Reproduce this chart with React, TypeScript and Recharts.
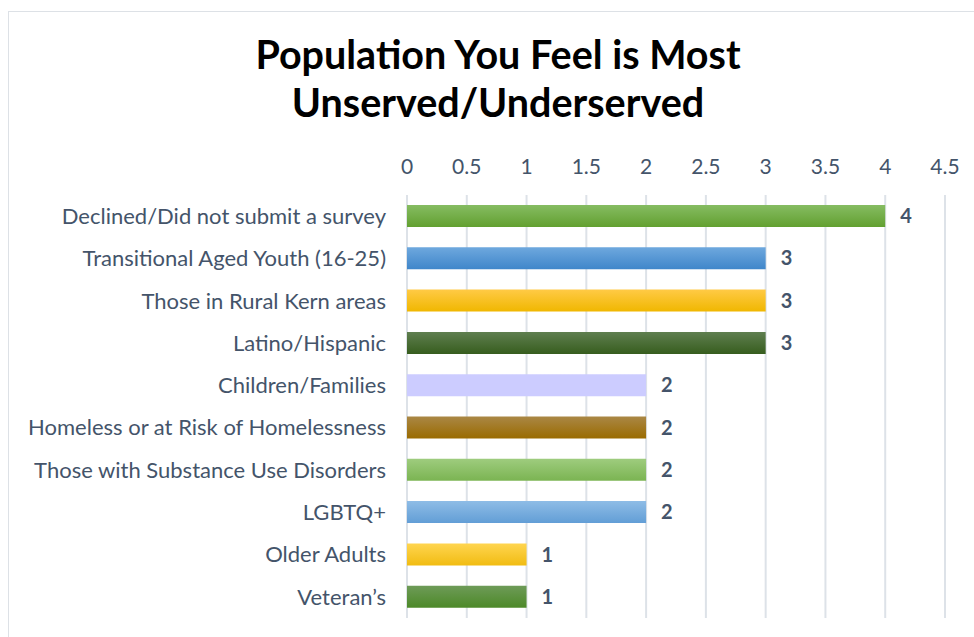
import React from "react";
import {
  BarChart,
  Bar,
  XAxis,
  YAxis,
  CartesianGrid,
  LabelList,
  Cell,
} from "recharts";

const categories = [
  "Declined/Did not submit a survey",
  "Transitional Aged Youth (16-25)",
  "Those in Rural Kern areas",
  "Latino/Hispanic",
  "Children/Families",
  "Homeless or at Risk of Homelessness",
  "Those with Substance Use Disorders",
  "LGBTQ+",
  "Older Adults",
  "Veteran\u2019s",
];

const counts = [4, 3, 3, 3, 2, 2, 2, 2, 1, 1];

const xTicks = [0, 0.5, 1, 1.5, 2, 2.5, 3, 3.5, 4, 4.5];

// top / bottom colour of each bar's gradient
const gradients = [
  ["#86BC62", "#62A030"],
  ["#6EA8DE", "#3F86CA"],
  ["#FFCA45", "#F0B700"],
  ["#5F7F50", "#375D1E"],
  ["#CCCCFF", "#CCCCFF"],
  ["#AA8745", "#9A6B00"],
  ["#9ECC7E", "#7BB452"],
  ["#8EBCE6", "#629ED6"],
  ["#FFD550", "#F1BC12"],
  ["#6E9B58", "#4D8928"],
];

const data = categories.map((name, i) => ({ name, value: counts[i] }));

const textColor = "#44546A";
const font = "Lato, 'Open Sans', sans-serif";

export default function App() {
  return (
    <div
      style={{
        position: "fixed",
        left: 0,
        top: 0,
        width: 974,
        height: 637,
        background: "#fff",
        overflow: "hidden",
        fontFamily: font,
      }}
    >
      <div
        style={{
          position: "absolute",
          left: 8,
          top: 11,
          width: 1000,
          height: 700,
          border: "1.5px solid #DDE1E6",
          boxSizing: "border-box",
        }}
      />
      <div
        style={{
          position: "absolute",
          left: 0,
          top: 30,
          width: 996,
          textAlign: "center",
          fontSize: 39.5,
          fontWeight: 700,
          lineHeight: "48px",
          color: "#000",
        }}
      >
        Population You Feel is Most
        <br />
        Unserved/Underserved
      </div>
      <div style={{ position: "absolute", left: 0, top: 0 }}>
        <BarChart
          width={974}
          height={637}
          data={data}
          layout="vertical"
          margin={{ top: 140, right: 29, bottom: 19, left: 0 }}
          barSize={22}
        >
          <defs>
            {gradients.map(([a, b], i) => (
              <linearGradient key={i} id={`g${i}`} x1="0" y1="0" x2="0" y2="1">
                <stop offset="0%" stopColor={a} />
                <stop offset="100%" stopColor={b} />
              </linearGradient>
            ))}
          </defs>
          <CartesianGrid horizontal={false} stroke="#DDE2E8" strokeWidth={2} />
          <XAxis
            type="number"
            orientation="top"
            domain={[0, 4.5]}
            ticks={xTicks}
            height={55}
            axisLine={false}
            tickLine={false}
            tickSize={0}
            tickMargin={21}
            interval={0}
            tick={{ fill: textColor, fontSize: 21, fontFamily: font }}
          />
          <YAxis
            type="category"
            dataKey="name"
            width={407}
            axisLine={false}
            tickLine={false}
            tickSize={0}
            tickMargin={21}
            interval={0}
            tick={{ fill: textColor, fontSize: 22, fontFamily: font }}
          />
          <Bar dataKey="value" isAnimationActive={false}>
            {data.map((_, i) => (
              <Cell key={i} fill={`url(#g${i})`} />
            ))}
            <LabelList
              dataKey="value"
              position="right"
              offset={15}
              style={{ fill: textColor, fontWeight: 700, fontSize: 20, fontFamily: font }}
            />
          </Bar>
        </BarChart>
      </div>
    </div>
  );
}
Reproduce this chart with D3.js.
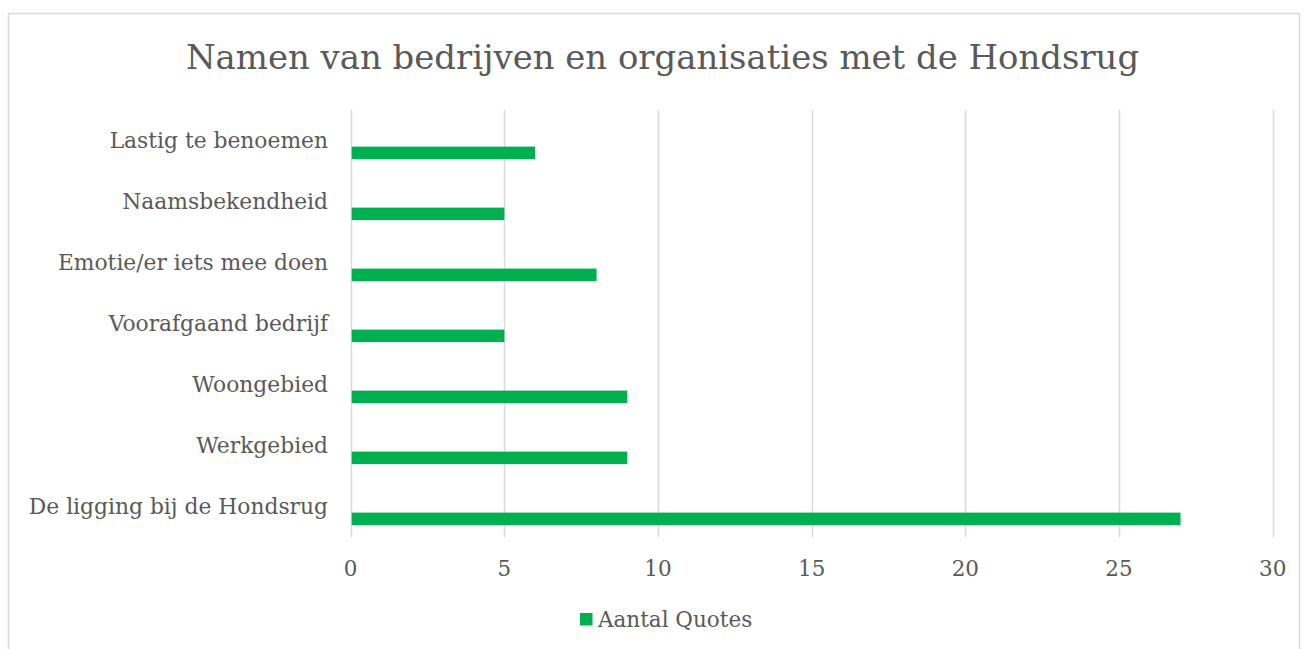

******

[Stated exercise]: Reproduce the material above exactly, first line through the line that contains "3.5, 4, 4.5];", minus the pictures.

[Response below]:
Reproduce this chart with React, TypeScript and Recharts.
import React from "react";
import {
  BarChart,
  Bar,
  XAxis,
  YAxis,
  CartesianGrid,
  LabelList,
  Cell,
} from "recharts";

const categories = [
  "Declined/Did not submit a survey",
  "Transitional Aged Youth (16-25)",
  "Those in Rural Kern areas",
  "Latino/Hispanic",
  "Children/Families",
  "Homeless or at Risk of Homelessness",
  "Those with Substance Use Disorders",
  "LGBTQ+",
  "Older Adults",
  "Veteran\u2019s",
];

const counts = [4, 3, 3, 3, 2, 2, 2, 2, 1, 1];

const xTicks = [0, 0.5, 1, 1.5, 2, 2.5, 3, 3.5, 4, 4.5];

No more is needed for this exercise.